As an example: Luke Gorrie is one such person who is actively talking about doing so by talking directly to Ethernet controllers via DMA from user space. Here he is in a 30 minute talk about exploiting 512 Gbit/s of PCIe in his project called Snabb Switch. He's even written a 10 Gbit/s Intel Ethernet driver in Lua. The idea, as far as I can tell, is you can turn a common Xeon server in to a very low latency, zero-copy, multi-gigabit, software defined, layer 2 network appliance.

https://cast.switch.ch/vod/clips/26uo9i576i/

https://github.com/SnabbCo/snabbswitch/wiki

rektide · on Jan 22, 2014

Intel seems stuck at 2P and HT still has massively lower latency but 80 GByte/s worth of PCIe lanes is huge. As big as main-memory throughput huge! Hence DDIO, which you reference, which allows IO to write to cache and skip the historic data-path it used to take through main memory. AFAIK AMD doesn't have anything equivalent. And they only have 16 lanes on chip: the rest come out of io-hubs.
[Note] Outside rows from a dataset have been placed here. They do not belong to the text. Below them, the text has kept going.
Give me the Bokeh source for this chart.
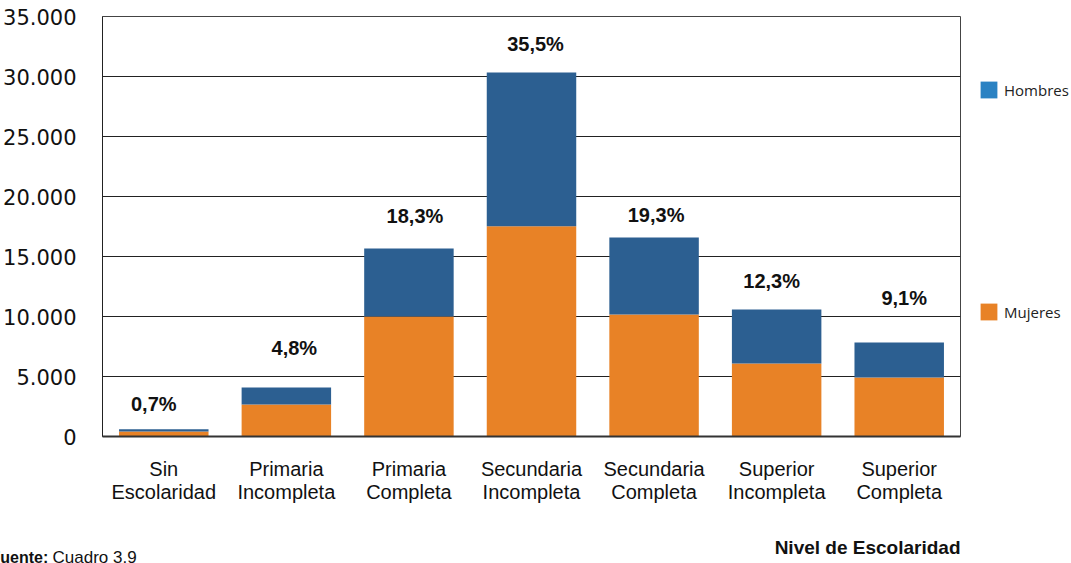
from bokeh.plotting import figure
from bokeh.models import (ColumnDataSource, FactorRange, Range1d, FixedTicker, Legend,
                          LegendItem, Label, Title)
from bokeh.core.properties import value
from bokeh.embed import file_html
from bokeh.resources import INLINE

categories = ["Sin\nEscolaridad", "Primaria\nIncompleta", "Primaria\nCompleta",
              "Secundaria\nIncompleta", "Secundaria\nCompleta", "Superior\nIncompleta",
              "Superior\nCompleta"]
mujeres = [420, 2670, 10000, 17520, 10170, 6080, 4920]
hombres = [180, 1410, 5670, 12810, 6410, 4500, 2910]
porcentajes = ["0,7%", "4,8%", "18,3%", "35,5%", "19,3%", "12,3%", "9,1%"]
y_ticks = [0, 5000, 10000, 15000, 20000, 25000, 30000, 35000]
y_tick_labels = ["0", "5.000", "10.000", "15.000", "20.000", "25.000", "30.000", "35.000"]

# label placement (pixels), style only
label_dy = [-25, -40, -32, -29, -23, -29, -45]
label_dx = [-10, 8, 6, 4, 2, -5, 5]

BLUE = "#2C5F91"
ORANGE = "#E88226"
LEG_BLUE = "#2A82C3"
FONT = "Liberation Sans"

totals = [m + h for m, h in zip(mujeres, hombres)]
src = ColumnDataSource(dict(cat=categories, mujeres=mujeres, hombres=hombres,
                            total=totals, pct=porcentajes, dy=label_dy, dx=label_dx))

p = figure(width=1071, height=563, x_range=FactorRange(*categories, range_padding=0),
           y_range=Range1d(0, 35000), output_backend="svg", toolbar_location=None,
           min_border_left=100, min_border_right=113, min_border_top=16, min_border_bottom=127)
p.frame_width = 858
p.frame_height = 420

p.vbar_stack(["mujeres", "hombres"], x="cat", width=0.73, color=[ORANGE, BLUE],
             line_color=None, source=src)

p.text(x="cat", y="total", text="pct", source=src, x_offset="dx", y_offset="dy",
       text_align="center", text_baseline="middle", text_font=value(FONT),
       text_font_style="bold", text_font_size="20px", text_color="#111111")

# legend swatches (zero-height bars, invisible in the plot)
rh = p.vbar(x=[categories[0]], bottom=[0], top=[0], width=0.01,
            fill_color=LEG_BLUE, line_color=None)
rm = p.vbar(x=[categories[0]], bottom=[0], top=[0], width=0.01,
            fill_color=ORANGE, line_color=None)
legend = Legend(items=[LegendItem(label="Hombres", renderers=[rh]),
                       LegendItem(label="Mujeres", renderers=[rm])],
                location=(18, 114), padding=0, margin=0, spacing=201,
                glyph_width=21, glyph_height=21, label_height=17, label_standoff=5,
                label_text_font="Open Sans", label_text_font_size="15px",
                label_text_color="#222222", border_line_color=None,
                background_fill_alpha=0)
p.add_layout(legend, "right")

# axes
p.yaxis.ticker = FixedTicker(ticks=y_ticks)
p.yaxis.major_label_overrides = {t: l for t, l in zip(y_ticks, y_tick_labels)}
p.yaxis.major_tick_line_color = None
p.yaxis.minor_tick_line_color = None
p.yaxis.major_label_standoff = 20
p.yaxis.major_label_text_font = "DejaVu Sans"
p.yaxis.major_label_text_font_size = "21px"
p.yaxis.major_label_text_color = "#111111"
p.yaxis.axis_line_color = "#222222"

p.xaxis.major_tick_line_color = None
p.xaxis.major_label_standoff = 15
p.xaxis.major_label_text_font = FONT
p.xaxis.major_label_text_font_size = "20px"
p.xaxis.major_label_text_color = "#111111"
p.xaxis.major_label_text_line_height = 1.05
p.xaxis.axis_line_color = "#333333"
p.xaxis.axis_line_width = 2

p.xgrid.grid_line_color = None
p.ygrid.ticker = FixedTicker(ticks=y_ticks)
p.ygrid.grid_line_color = "#222222"
p.ygrid.grid_line_width = 1
p.outline_line_color = "#444444"
p.outline_line_width = 1

p.add_layout(Title(text="Nivel de Escolaridad", align="right", text_font=FONT,
                   text_font_style="bold", text_font_size="19px", text_color="#111111",
                   standoff=58), "below")
p.add_layout(Label(x=-10, y=557, x_units="canvas", y_units="canvas",
                   text="Fuente:", text_align="left", text_baseline="middle",
                   text_font=FONT, text_font_style="bold", text_font_size="16px",
                   text_color="#111111"), "below")
p.add_layout(Label(x=52, y=557, x_units="canvas", y_units="canvas",
                   text="Cuadro  3.9", text_align="left", text_baseline="middle",
                   text_font=FONT, text_font_size="17px", text_color="#111111"), "below")

open("out.html", "w").write(file_html(p, INLINE))
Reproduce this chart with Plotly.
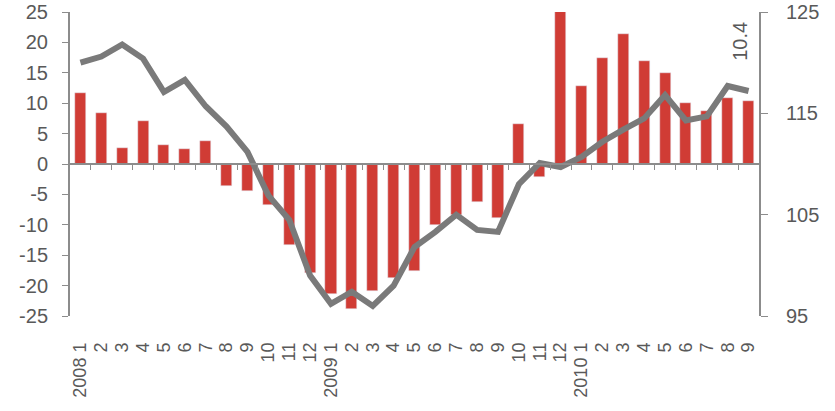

I'd love to see someone actually try and use all that Intel PCIe IO and report on how utilized those pipes can get. Perhaps someone wants to send the PacketShader people a box loaded with GPUs? That'd be great, thanks!

http://shader.kaist.edu/packetshader/

erichocean · on Jan 22, 2014

Cool project! I wonder if you'd get similar perf from CPUs if you could used Intel's ISPC compiler[0] with the same GPU algorithms. I've found that GPU algorithms also perform substantially better on plain old CPUs, IMO because they use memory bandwidth more effectively.

I too would like to see how far those PCI Express busses can be pushed. :)

BTW We're adopting Intel's DPDK[1] approach to get massive packet processing performance on a single machine. So far we're liking it, but we'll see as it's not in production yet.

[0] http://ispc.github.io/ [1] http://www.intel.com/content/www/us/en/intelligent-systems/i...

manoDev · on Jan 22, 2014

I don't follow hardware too closely, but I'm under the impression the new processors have ridiculously complicated architectures now. Integrated graphics on die, PCI bridges, write-through cache... I remember back in the day it was Processor / Northbridge / Southbridge. Is it still the case? In which direction are they going? System-on-a-chip?